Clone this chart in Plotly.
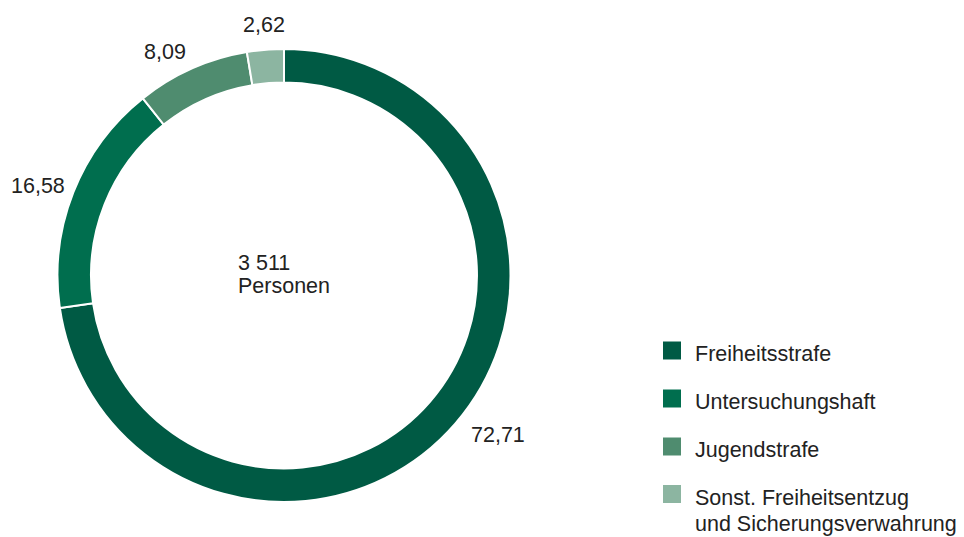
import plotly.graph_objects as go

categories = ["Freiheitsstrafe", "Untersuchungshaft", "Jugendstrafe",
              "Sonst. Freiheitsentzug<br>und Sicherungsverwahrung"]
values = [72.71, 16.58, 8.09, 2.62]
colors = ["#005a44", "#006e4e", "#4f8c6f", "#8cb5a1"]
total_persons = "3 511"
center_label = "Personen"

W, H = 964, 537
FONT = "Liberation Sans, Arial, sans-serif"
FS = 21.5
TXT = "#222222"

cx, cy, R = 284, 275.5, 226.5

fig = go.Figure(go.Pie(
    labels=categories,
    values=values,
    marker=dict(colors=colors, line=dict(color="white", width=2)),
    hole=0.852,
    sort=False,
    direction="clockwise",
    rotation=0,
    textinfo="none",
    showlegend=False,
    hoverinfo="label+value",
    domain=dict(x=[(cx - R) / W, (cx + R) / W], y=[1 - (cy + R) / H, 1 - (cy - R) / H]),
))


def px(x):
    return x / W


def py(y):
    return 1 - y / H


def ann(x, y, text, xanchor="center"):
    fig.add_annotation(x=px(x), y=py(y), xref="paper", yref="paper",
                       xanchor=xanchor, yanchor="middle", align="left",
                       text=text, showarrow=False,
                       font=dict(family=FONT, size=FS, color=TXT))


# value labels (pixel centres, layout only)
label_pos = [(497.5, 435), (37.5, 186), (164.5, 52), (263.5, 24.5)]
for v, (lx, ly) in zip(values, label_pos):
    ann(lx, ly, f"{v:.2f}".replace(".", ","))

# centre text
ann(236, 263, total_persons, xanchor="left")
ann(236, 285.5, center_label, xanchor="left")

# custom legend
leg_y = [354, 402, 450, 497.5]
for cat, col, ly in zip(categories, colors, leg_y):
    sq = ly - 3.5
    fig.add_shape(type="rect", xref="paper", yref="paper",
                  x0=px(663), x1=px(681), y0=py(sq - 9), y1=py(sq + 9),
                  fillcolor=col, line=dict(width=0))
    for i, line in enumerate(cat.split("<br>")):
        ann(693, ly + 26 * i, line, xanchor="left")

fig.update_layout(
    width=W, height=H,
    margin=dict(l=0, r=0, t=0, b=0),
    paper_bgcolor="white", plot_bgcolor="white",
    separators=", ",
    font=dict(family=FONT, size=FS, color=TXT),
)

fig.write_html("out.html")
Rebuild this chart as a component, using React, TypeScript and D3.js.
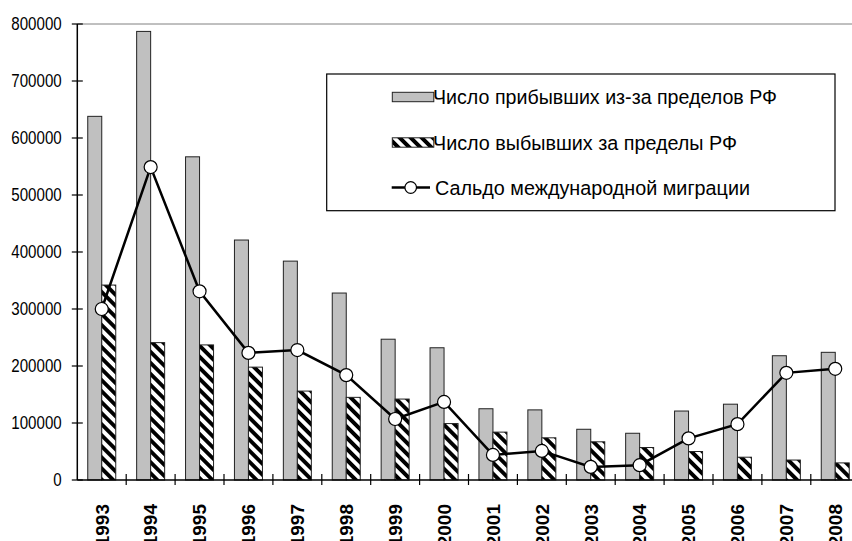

• • • •

GOAL:
Make an exact copy of all entries above, dropping the images.

FINISHED ANSWER:
Clone this chart in Plotly.
import plotly.graph_objects as go

categories = ["Freiheitsstrafe", "Untersuchungshaft", "Jugendstrafe",
              "Sonst. Freiheitsentzug<br>und Sicherungsverwahrung"]
values = [72.71, 16.58, 8.09, 2.62]
colors = ["#005a44", "#006e4e", "#4f8c6f", "#8cb5a1"]
total_persons = "3 511"
center_label = "Personen"

W, H = 964, 537
FONT = "Liberation Sans, Arial, sans-serif"
FS = 21.5
TXT = "#222222"

cx, cy, R = 284, 275.5, 226.5

fig = go.Figure(go.Pie(
    labels=categories,
    values=values,
    marker=dict(colors=colors, line=dict(color="white", width=2)),
    hole=0.852,
    sort=False,
    direction="clockwise",
    rotation=0,
    textinfo="none",
    showlegend=False,
    hoverinfo="label+value",
    domain=dict(x=[(cx - R) / W, (cx + R) / W], y=[1 - (cy + R) / H, 1 - (cy - R) / H]),
))


def px(x):
    return x / W


def py(y):
    return 1 - y / H


def ann(x, y, text, xanchor="center"):
    fig.add_annotation(x=px(x), y=py(y), xref="paper", yref="paper",
                       xanchor=xanchor, yanchor="middle", align="left",
                       text=text, showarrow=False,
                       font=dict(family=FONT, size=FS, color=TXT))


# value labels (pixel centres, layout only)
label_pos = [(497.5, 435), (37.5, 186), (164.5, 52), (263.5, 24.5)]
for v, (lx, ly) in zip(values, label_pos):
    ann(lx, ly, f"{v:.2f}".replace(".", ","))

# centre text
ann(236, 263, total_persons, xanchor="left")
ann(236, 285.5, center_label, xanchor="left")

# custom legend
leg_y = [354, 402, 450, 497.5]
for cat, col, ly in zip(categories, colors, leg_y):
    sq = ly - 3.5
    fig.add_shape(type="rect", xref="paper", yref="paper",
                  x0=px(663), x1=px(681), y0=py(sq - 9), y1=py(sq + 9),
                  fillcolor=col, line=dict(width=0))
    for i, line in enumerate(cat.split("<br>")):
        ann(693, ly + 26 * i, line, xanchor="left")

fig.update_layout(
    width=W, height=H,
    margin=dict(l=0, r=0, t=0, b=0),
    paper_bgcolor="white", plot_bgcolor="white",
    separators=", ",
    font=dict(family=FONT, size=FS, color=TXT),
)

fig.write_html("out.html")
Rebuild this chart as a component, using React, TypeScript and D3.js.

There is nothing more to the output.